Fluid-Structure Interaction over HAWT Turbine Vibration (one-way)

Description

In this project, we present a simulation of a Horizontal-Axis Water Turbine (HAWT) via ANSYS software.

Since the turbine blades are exposed to water flow, an interaction occurs between the water flowing and the turbine blades' structure. So, the water flow exerts a hydraulic force on the blades' body by hitting it. Therefore, we intend to perform a numerical simulation of the water turbine as a Fluid-Structure Interaction (called FSI).

The interaction between fluid and structure can be implemented as:

• One-way FSI

• Two-way FSI

In this project, we aim to analyze only the effect of fluid on the structure, and there is no need to account for the effect of the structure on the fluid. So, we choose One-way FSI, which is a simple and less-expensive approach.

We modeled the geometry via Design Modeler software. The computational domain is a sample space for water flow, in which a distinct fluid region is defined around the turbine body. The turbine is of the horizontal-axis type and includes three blades.

We meshed the computational domain via ANSYS Meshing software. The mesh is of an unstructured type, and approximately 3,400,000 cells have been generated.

Methodology

Fluid-structure interaction can be performed in two general methodologies:

• In the ANSYS Workbench environment, using an external solver

• Only in the Fluent solver (in the form of an intrinsic FSI).

For one-way FSI with an external solver, three main steps are required:

• Simulation of the fluid domain from the model using the Fluent solver

• Simulation of the solid domain from the model using the Transient Structural solver

• Transfer data directly from the fluid solver to the structural solver

Since we were analyzing one-way FSI and not considering the effect of structural displacement on the adjacent fluid, we didn't need to use the dynamic mesh model.

In addition, we used the Multiple Reference Frame (MRF) to define a rotational flow with a certain angular velocity in the region around the turbine body.

Results

We analyzed the results in two fluid and solid approaches:

In Fluent, we studied the behavior of water flow around the turbine. For this, we obtained the distributions of the pressure and velocity of water near the blades. The results show that the water flow collides with the rotating blades' body and, as a result, exerts a hydraulic force on the turbine structure.

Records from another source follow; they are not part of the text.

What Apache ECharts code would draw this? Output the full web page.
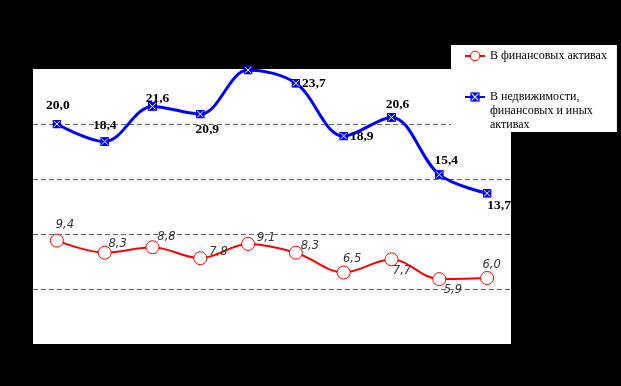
<!DOCTYPE html>
<html>
<head>
<meta charset="utf-8">
<script src="https://cdn.jsdelivr.net/npm/echarts@6/dist/echarts.min.js"></script>
<style>
html,body{margin:0;padding:0;background:#000;}
#chart{width:621px;height:386px;}
</style>
</head>
<body>
<div id="chart"></div>
<script>
// ---- data ----
const categories = ['1', '2', '3', '4', '5', '6', '7', '8', '9', '10'];
const finName = 'В финансовых активах';
const realName = 'В недвижимости, финансовых и иных активах';
const finValues = [9.4, 8.3, 8.8, 7.8, 9.1, 8.3, 6.5, 7.7, 5.9, 6.0];
const realValues = [20.0, 18.4, 21.6, 20.9, 24.9, 23.7, 18.9, 20.6, 15.4, 13.7];
const yTicks = [0, 5, 10, 15, 20, 25];

// ---- label placement (offset of label centre from point) ----
const finLabelOffsets = [[8,-16],[13,-8.5],[14,-10],[18,-6],[18,-5.5],[14,-7],[8.5,-13],[10.5,12],[13.5,11],[4.5,-13]];
const realLabelOffsets = [[1,-18],[0,-16],[5,-7.5],[7,15],[0,-18],[18,0],[18,0.5],[6,-13],[7,-14],[12,12.5]];

const fmt = v => v.toFixed(1).replace('.', ',');

const xMarkerSvg = "<svg xmlns='http://www.w3.org/2000/svg' width='20' height='20' viewBox='0 0 20 20'>" +
  "<rect x='0' y='0' width='20' height='20' fill='#0000ff'/>" +
  "<path d='M3 3L17 17M17 3L3 17' stroke='#ffffff' stroke-width='2.2'/></svg>";
const xMarker = 'image://data:image/svg+xml;charset=utf-8,' + encodeURIComponent(xMarkerSvg);

const chart = echarts.init(document.getElementById('chart'), null, {renderer: 'canvas'});

const option = {
  backgroundColor: '#000000',
  animation: false,
  grid: {
    left: 33, right: 110, top: 69, bottom: 42,
    show: true, backgroundColor: '#ffffff', borderWidth: 0
  },
  legend: {
    left: 451, top: 45,
    orient: 'vertical',
    backgroundColor: '#ffffff',
    padding: [4, 10, 0, 13],
    itemGap: -1,
    itemWidth: 20, itemHeight: 12,
    itemStyle: {borderWidth: 1},
    data: [finName, realName],
    formatter: name => name === realName ? '\n\nВ недвижимости,\nфинансовых и иных\nактивах' : name,
    textStyle: {fontFamily: 'Liberation Serif', fontSize: 12, color: '#000', lineHeight: 14}
  },
  xAxis: {
    type: 'category',
    data: categories,
    boundaryGap: true,
    axisLine: {show: false}, axisTick: {show: false}, axisLabel: {show: false},
    splitLine: {show: false}
  },
  yAxis: {
    type: 'value',
    min: yTicks[0], max: yTicks[yTicks.length - 1], interval: 5,
    axisLine: {show: false}, axisTick: {show: false}, axisLabel: {show: false},
    splitLine: {
      show: true, showMinLine: false, showMaxLine: false,
      lineStyle: {color: '#666666', width: 1, type: [5, 3]}
    }
  },
  series: [
    {
      name: finName,
      type: 'line',
      smooth: 0.35,
      clip: false,
      symbol: 'circle',
      symbolSize: 13,
      lineStyle: {color: '#ff0000', width: 2},
      itemStyle: {color: '#ffffff', borderColor: '#ff0000', borderWidth: 1},
      data: finValues.map((v, i) => ({
        value: v,
        label: {offset: finLabelOffsets[i]}
      })),
      label: {
        show: true, position: 'inside',
        formatter: p => fmt(p.value),
        fontFamily: 'DejaVu Sans', fontStyle: 'italic', fontSize: 11.5, color: '#333333'
      },
      z: 3
    },
    {
      name: realName,
      type: 'line',
      smooth: 0.35,
      clip: false,
      symbol: xMarker,
      symbolSize: 9,
      lineStyle: {color: '#0000ff', width: 3},
      itemStyle: {color: '#0000ff'},
      data: realValues.map((v, i) => ({
        value: v,
        label: {offset: realLabelOffsets[i]}
      })),
      label: {
        show: true, position: 'inside',
        formatter: p => fmt(p.value),
        fontFamily: 'Liberation Serif', fontWeight: 'bold', fontSize: 13.5, color: '#000000'
      },
      z: 4
    }
  ]
};
chart.setOption(option);
</script>
</body>
</html>
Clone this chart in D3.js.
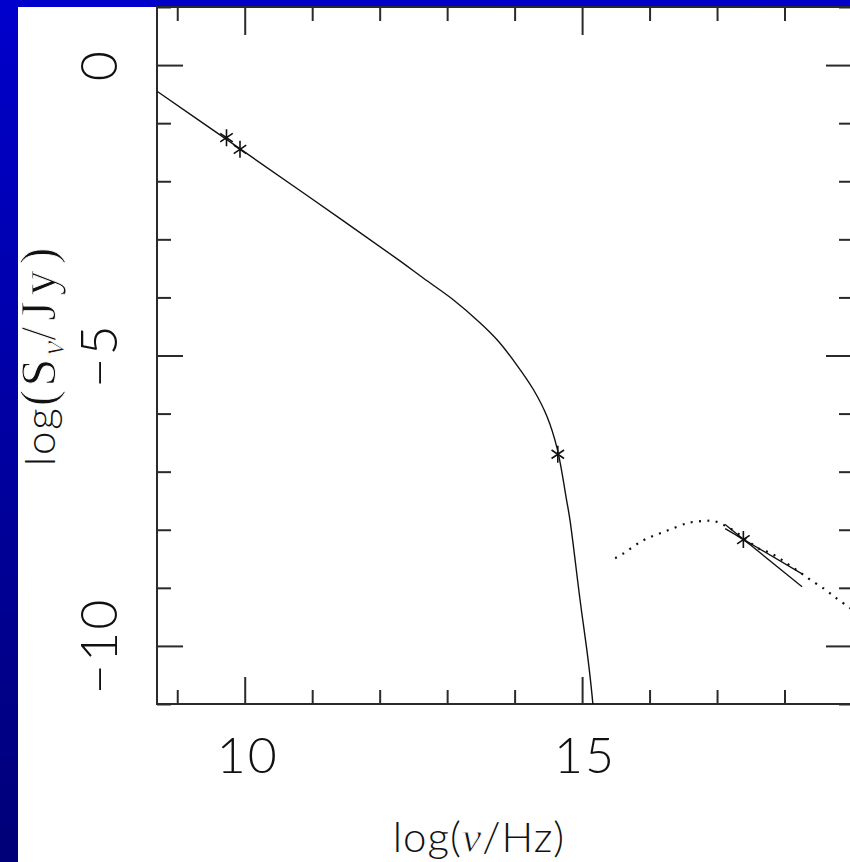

In Structural Transient, we studied the behavior of the turbine blades' body under the influence of the applied forces of the water flow. For this, we obtained the distribution of the deformation, von Mises stress, and elastic strain. The results confirm that the water flow affects the turbine blades' structure.

In conclusion, we can claim that we carried out the simulation project of a HAWT correctly and acceptably by using the one-way FSI method.